Do averaging models, markets, and odds produce more accurate predictions?

In judging state-level forecasts of the 2020 U.S. Presidential Election, we’ve primarily looked at prices from one prediction market (PredictIt), outputs from two forecasting models (FiveThirtyEight and The Economist), and the implied probabilities of gambling odds from three British bookmakers (Sky Bet, BoyleSports, and Betfred.) Because diversity in predictions can benefit ensembles, I was curious if averaging predictions from different approaches (models, markets, and bookmakers) would produce a more accurate prediction.

Below are the Brier scores (lower is better) and the number of correct predictions (out of 102 total predictions) from forecasts and ensemble forecasts on the morning of Election Day 2020.

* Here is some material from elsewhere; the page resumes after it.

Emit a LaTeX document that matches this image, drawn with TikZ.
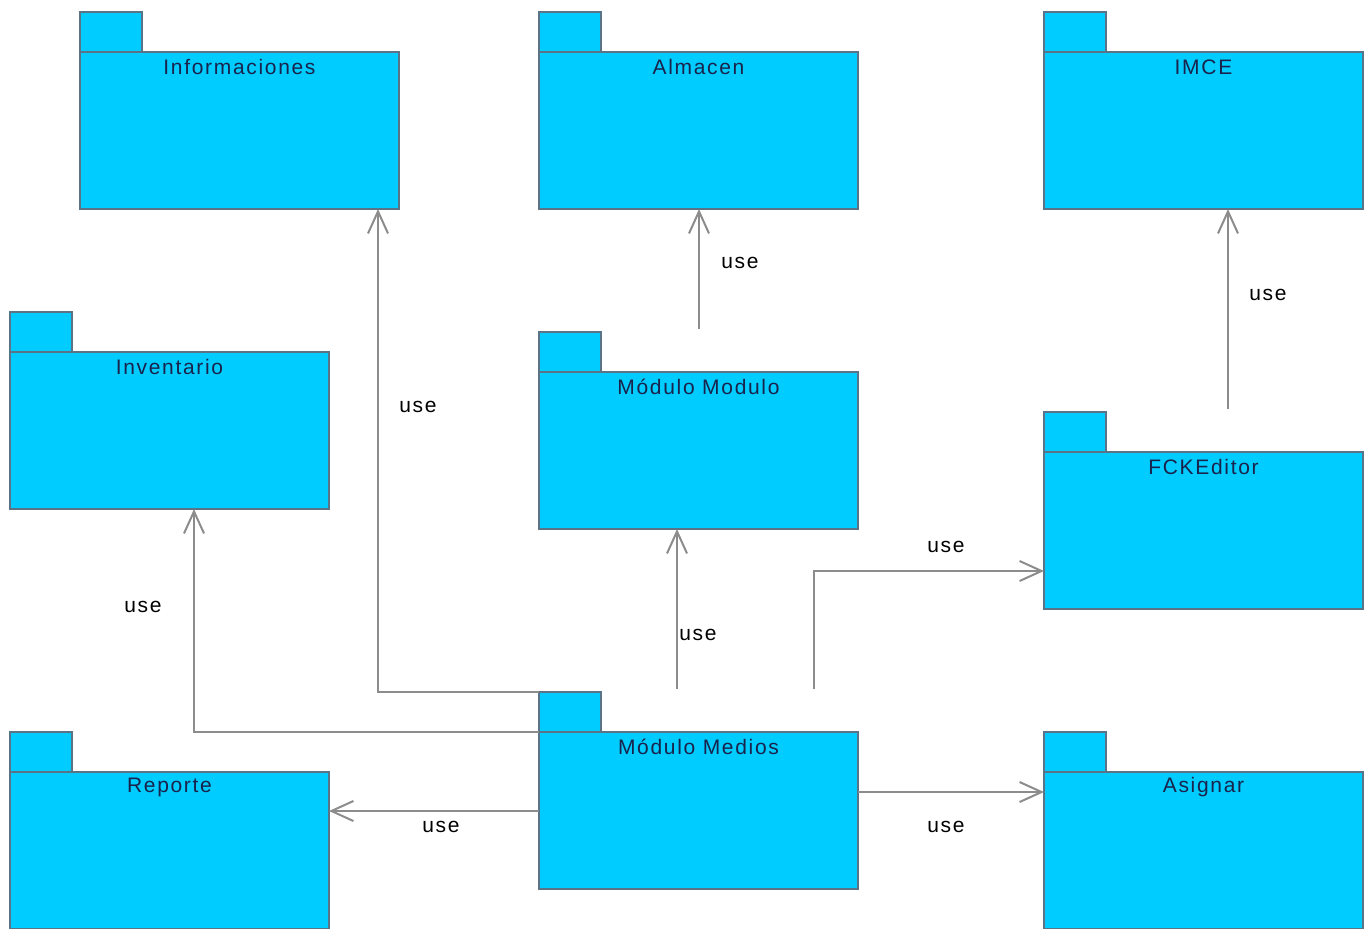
\documentclass[tikz,border=0pt]{standalone}
\usepackage{fontspec}
\setmainfont{Liberation Sans}
\newfontfamily\lblfont[LetterSpace=8]{Liberation Sans}
\usetikzlibrary{arrows.meta,calc}
\definecolor{pkgfill}{RGB}{0,204,255}
\definecolor{pkgline}{RGB}{90,115,135}
\definecolor{conn}{RGB}{140,140,140}
\definecolor{txt}{RGB}{25,35,75}
\tikzset{
  pkgbody/.style={draw=pkgline, fill=pkgfill, line width=0.75pt, minimum width=159.5pt, minimum height=78.5pt, anchor=north west, inner sep=0pt, outer sep=0pt},
  pkgtab/.style={draw=pkgline, fill=pkgfill, line width=0.75pt, minimum width=31pt, minimum height=20pt, anchor=south west, inner sep=0pt, outer sep=0pt},
  title/.style={font=\lblfont\fontsize{10.5pt}{12pt}\selectfont, text=txt, inner sep=0pt},
  uselbl/.style={font=\lblfont\fontsize{10.5pt}{12pt}\selectfont, text=black, inner sep=0pt},
  usearrow/.style={draw=conn, line width=1pt, -{Straight Barb[length=11pt,width=10pt,line width=1pt]}}
}
\begin{document}
\begin{tikzpicture}[x=0.5pt,y=-0.5pt]
\useasboundingbox (0,0) rectangle (1370,928);
% packages
\node[pkgbody] (info) at (80,52) {};
\node[pkgtab] (infoT) at (info.north west) {};
\node[title] at ($(info.north)+(0,15)$) {Informaciones};

\node[pkgbody] (alm) at (539,52) {};
\node[pkgtab] (almT) at (alm.north west) {};
\node[title] at ($(alm.north)+(0,15)$) {Almacen};

\node[pkgbody] (imce) at (1044,52) {};
\node[pkgtab] (imceT) at (imce.north west) {};
\node[title] at ($(imce.north)+(0,15)$) {IMCE};

\node[pkgbody] (inv) at (10,352) {};
\node[pkgtab] (invT) at (inv.north west) {};
\node[title] at ($(inv.north)+(0,15)$) {Inventario};

\node[pkgbody] (mod) at (539,372) {};
\node[pkgtab] (modT) at (mod.north west) {};
\node[title] at ($(mod.north)+(0,15)$) {Módulo Modulo};

\node[pkgbody] (fck) at (1044,452) {};
\node[pkgtab] (fckT) at (fck.north west) {};
\node[title] at ($(fck.north)+(0,15)$) {FCKEditor};

\node[pkgbody] (rep) at (10,772) {};
\node[pkgtab] (repT) at (rep.north west) {};
\node[title] at ($(rep.north)+(0,15)$) {Reporte};

\node[pkgbody] (med) at (539,732) {};
\node[pkgtab] (medT) at (med.north west) {};
\node[title] at ($(med.north)+(0,15)$) {Módulo Medios};

\node[pkgbody] (asg) at (1044,772) {};
\node[pkgtab] (asgT) at (asg.north west) {};
\node[title] at ($(asg.north)+(0,15)$) {Asignar};

% connectors
\draw[usearrow] (medT.north west) -| ($(info.south west)+(298,0)$);
\draw[usearrow] (med.north west) -| ($(inv.south west)+(184,0)$);
\draw[usearrow] ($(med.north west)+(0,79)$) -- ($(rep.north east)+(0,39)$);
\draw[usearrow] ($(med.north west)+(138,-43)$) -- ($(mod.south west)+(138,0)$);
\draw[usearrow] ($(med.north west)+(275,-43)$) |- ($(fck.south west)+(0,-38)$);
\draw[usearrow] ($(med.north east)+(0,60)$) -- ($(asg.north west)+(0,20)$);
\draw[usearrow] ($(mod.north west)+(160,-43)$) -- ($(alm.south west)+(160,0)$);
\draw[usearrow] ($(fck.north west)+(184,-43)$) -- ($(imce.south west)+(184,0)$);

% labels
\node[uselbl] at (418,407) {use};
\node[uselbl] at (143,607) {use};
\node[uselbl] at (441,827) {use};
\node[uselbl] at (698,635) {use};
\node[uselbl] at (946,547) {use};
\node[uselbl] at (946,827) {use};
\node[uselbl] at (740,263) {use};
\node[uselbl] at (1268,295) {use};
\end{tikzpicture}
\end{document}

Rank	Model(s)	Brier score	Correct Predictions
1	Economist & Sky Bet	0.0302	97 / 102
2	Economist & BoyleSports	0.0306	97 / 102
3	Economist & Betfred	0.0307	97 / 102
4	Economist & PredictIt	0.0314	96 / 102
5	FiveThirtyEight & Sky Bet	0.0322	97 / 102
6	FiveThirtyEight & BoyleSports	0.0325	97 / 102
7	FiveThirtyEight & Betfred	0.0327	97 / 102
8	Sky Bet	0.0332	99 / 102
9	Sky Bet & BoyleSports	0.0335	99 / 102
10	PredictIt & FiveThirtyEight	0.0336	96 / 102
11	BoyleSports	0.0338	99 / 102
12	Sky Bet & Betfred	0.0339	98 / 102
13	Economist	0.0341	98 / 102
14	Betfred & BoyleSports	0.0342	98 / 102
15	Economist & FiveThirtyEight	0.0344	98 / 102
16	Betfred	0.0347	98 / 102
17	PredictIt & Sky Bet	0.0351	99 / 102
18	PredictIt & BoyleSports	0.0353	98 / 102
19	PredictIt & Betfred	0.0358	99 / 102
20	FiveThirtyEight	0.0359	98 / 102
21	PredictIt	0.0375	99 / 102

In general, averaging predictions from different approaches led to lower Brier scores than averaging predictions from the same approach. The eight ensembles that performed better than both of their components comprised a forecasting model with a bookmaker or market. The seven ensembles that performed worse than at least one of their components were ensembles that combined similar approaches:

Bookmakers (Sky Bet, BoyleSports, and Betfred) with each other and PredictIt
Forecasting models (The Economist and FiveThirtyEight) with each other

The Brier scores are close together (all within 0.0073) and the number of correct predictions is also close (between 96 and 99), but there seems to be little correlation between a lower Brier score and more correct predictions.

The decrease in Brier scores from averaging forecasts is largely due to averages mitigating the errors from bad predictions from either pair. For example, averaging together The Economist and PredictIt predictions had a lower Brier score than either individual forecast, but their ensemble also correctly predicted fewer state winners. PredictIt gamblers were correct in Florida and wrong in Georgia, and The Economist was vice versa. Averaging their predictions reduces overall error in Florida and Georgia, but now their ensemble predicts the wrong winner and loser in both states.

A few caveats:

For an apples-to-apples comparison, I’m using all predictions from the morning of Election Day, November 3, 2020. The Economist’s model outputs had not been updated when I accessed them, so I’m using the data available at that moment in time on their website, which was from November 2^nd.

The British bookmaker odds were taken from oddschecker.com and converted into implied probabilities.

I used a 0.5 threshold for classifying a forecast as having predicted a candidate to win or lose a state. PredictIt and the British bookmakers have fees built into their prices and odds, so their implied probabilities total over 1.0 and it’s possible for both Trump and Biden to have implied probabilities above 0.5 in the same state. To compare the forecast models’ probabilities with the gambling implied probabilities, I used predictions for both Trump and Biden in 50 states and D.C. That comes out to 102 total predictions: two candidates x (50 states + D.C.).

PredictIt and FiveThirtyEight made forecasts for all five congressional districts (Maine and Nebraska) that allocate an elector for winning the district. I did not use these predictions because The Economist and bookmakers did not make forecasts for the five congressional districts. It’s worth noting that PredictIt arguably performs better than FiveThirtyEight when including these districts.

Future analysis could use true probabilities for PredictIt and the British bookmakers, averaging more than two predictions together (i.e., a market, model, and bookmaker combination), and averaging all 56 predictions from FiveThirtyEight and PredictIt.